# TO DO:
Retype, exactly as they stand, the lines from the start of the data to the line that contains "( -5.26- -0.39", both ends included. Leave the pictures out.

# DATA SEGMENT:

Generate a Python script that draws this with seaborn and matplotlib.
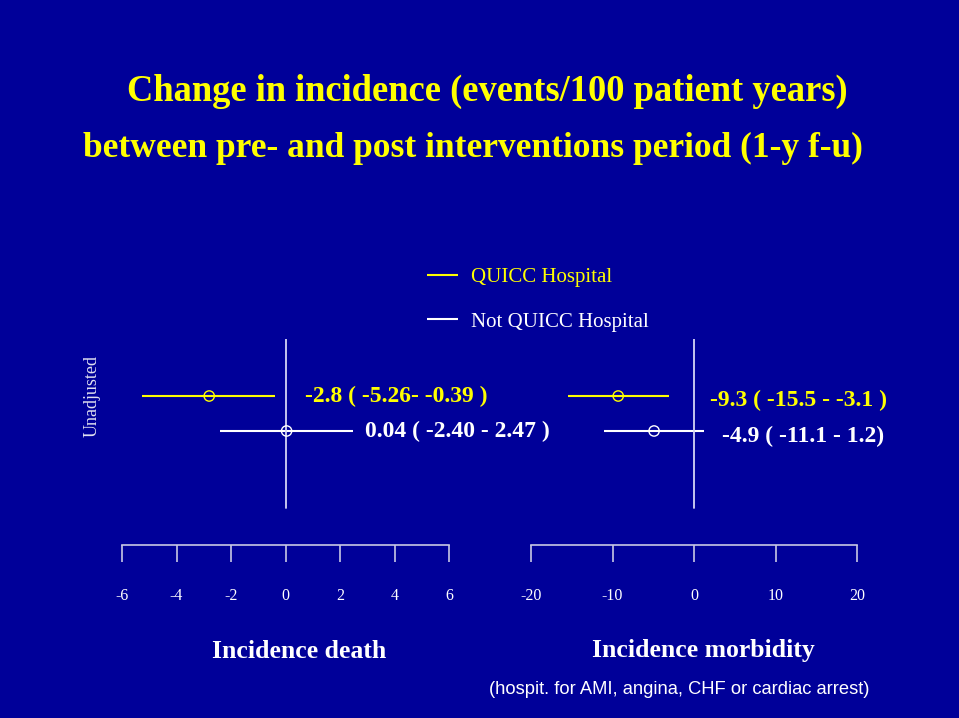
import pandas as pd
import matplotlib.pyplot as plt
import seaborn as sns

# Data
groups = ["QUICC Hospital", "Not QUICC Hospital"]
colors = ["#ffff00", "#ffffff"]

death_est = [-2.8, 0.04]
death_lo = [-5.26, -2.40]
death_hi = [-0.39, 2.47]
death_text = ["-2.8 ( -5.26- -0.39 )", "0.04 ( -2.40 - 2.47 )"]

morb_est = [-9.3, -4.9]
morb_lo = [-15.5, -11.1]
morb_hi = [-3.1, 1.2]
morb_text = ["-9.3 ( -15.5 - -3.1 )", "-4.9 ( -11.1 - 1.2)"]

death_ticks = [-6, -4, -2, 0, 2, 4, 6]
morb_ticks = [-20, -10, 0, 10, 20]

bg = "#000099"
axis_col = "#c8c8e4"

sns.set_theme(style="white")
plt.rcParams['font.family'] = ['Liberation Serif', 'DejaVu Serif']

fig = plt.figure(figsize=(9.59, 7.18), dpi=100, facecolor=bg)

W, H = 959, 718


def panel(x0, x1, est, lo, hi, texts, text_x, text_dy, ticks):
    ax = fig.add_axes([x0 / W, 1 - 545 / H, (x1 - x0) / W, 206 / H])
    ax.set_facecolor("none")
    df = pd.DataFrame({"group": groups, "est": est, "lo": lo, "hi": hi,
                       "row": range(len(groups))})
    for i, r in df.iterrows():
        ax.hlines(r["row"], r["lo"], r["hi"], color=colors[i], lw=1.5,
                  label=r["group"])
        sns.scatterplot(x=[r["est"]], y=[r["row"]], ax=ax, color="none",
                        edgecolor=colors[i], s=55, linewidth=1.0, zorder=3,
                        legend=False)
        ax.text(text_x[i], r["row"] + text_dy[i], texts[i], color=colors[i],
                fontsize=17, fontweight="bold", va="center", ha="left")
    if ax.get_legend() is not None:
        ax.get_legend().remove()
    ax.axvline(0, ymin=(545 - 508) / 206, ymax=1, color="#d4d4f4", lw=1.3)
    ax.set_xlim(ticks[0], ticks[-1])
    ax.set_ylim(4.26, -1.63)
    ax.set_xticks(ticks)
    ax.set_xticklabels([str(t) for t in ticks])
    ax.set_yticks([])
    for s in ["left", "right", "top"]:
        ax.spines[s].set_visible(False)
    ax.spines["bottom"].set_color(axis_col)
    ax.spines["bottom"].set_linewidth(1.2)
    ax.tick_params(axis="x", direction="out", length=12, width=1.2,
                   color=axis_col, labelcolor="white", labelsize=11.5,
                   pad=19, bottom=True)
    ax.set_xlabel("")
    ax.set_ylabel("")
    return ax


ax1 = panel(122, 449, death_est, death_lo, death_hi, death_text,
            [0.72, 2.92], [0.0, 0.0], death_ticks)
ax2 = panel(531, 857, morb_est, morb_lo, morb_hi, morb_text,
            [1.96, 3.44], [0.12, 0.15], morb_ticks)

# Legend
handles, labels = ax1.get_legend_handles_labels()
fig.legend(handles, labels, loc="upper left",
           bbox_to_anchor=(417 / W, 1 - 257 / H), frameon=False,
           fontsize=15, handlelength=1.45, handletextpad=0.65,
           labelspacing=1.2, borderpad=0, labelcolor=colors)

# Titles and labels
fig.text(487 / W, 1 - 91 / H, "Change in incidence (events/100 patient years)",
         color="#ffff00", fontsize=26.3, fontweight="bold", ha="center", va="center")
fig.text(473 / W, 1 - 148 / H, "between pre- and post interventions period (1-y f-u)",
         color="#ffff00", fontsize=25.5, fontweight="bold", ha="center", va="center")
fig.text(92 / W, 1 - 396 / H, "Unadjusted", color="#e0e0f0", fontsize=13,
         rotation=90, ha="center", va="center")
fig.text(299 / W, 1 - 651 / H, "Incidence death", color="white", fontsize=18.5,
         fontweight="bold", ha="center", va="center")
fig.text(703 / W, 1 - 651 / H, "Incidence morbidity", color="white", fontsize=18.5,
         fontweight="bold", ha="center", va="center")
fig.text(679 / W, 1 - 690 / H, "(hospit. for AMI, angina, CHF or cardiac arrest)",
         color="white", fontsize=13.2, family="Liberation Sans",
         ha="center", va="center")

plt.savefig("out.png", dpi=100, facecolor=bg)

# FINAL ANSWER:
Generate a Python script that draws this with seaborn and matplotlib.
import pandas as pd
import matplotlib.pyplot as plt
import seaborn as sns

# Data
groups = ["QUICC Hospital", "Not QUICC Hospital"]
colors = ["#ffff00", "#ffffff"]

death_est = [-2.8, 0.04]
death_lo = [-5.26, -2.40]
death_hi = [-0.39, 2.47]
death_text = ["-2.8 ( -5.26- -0.39 )", "0.04 ( -2.40 - 2.47 )"]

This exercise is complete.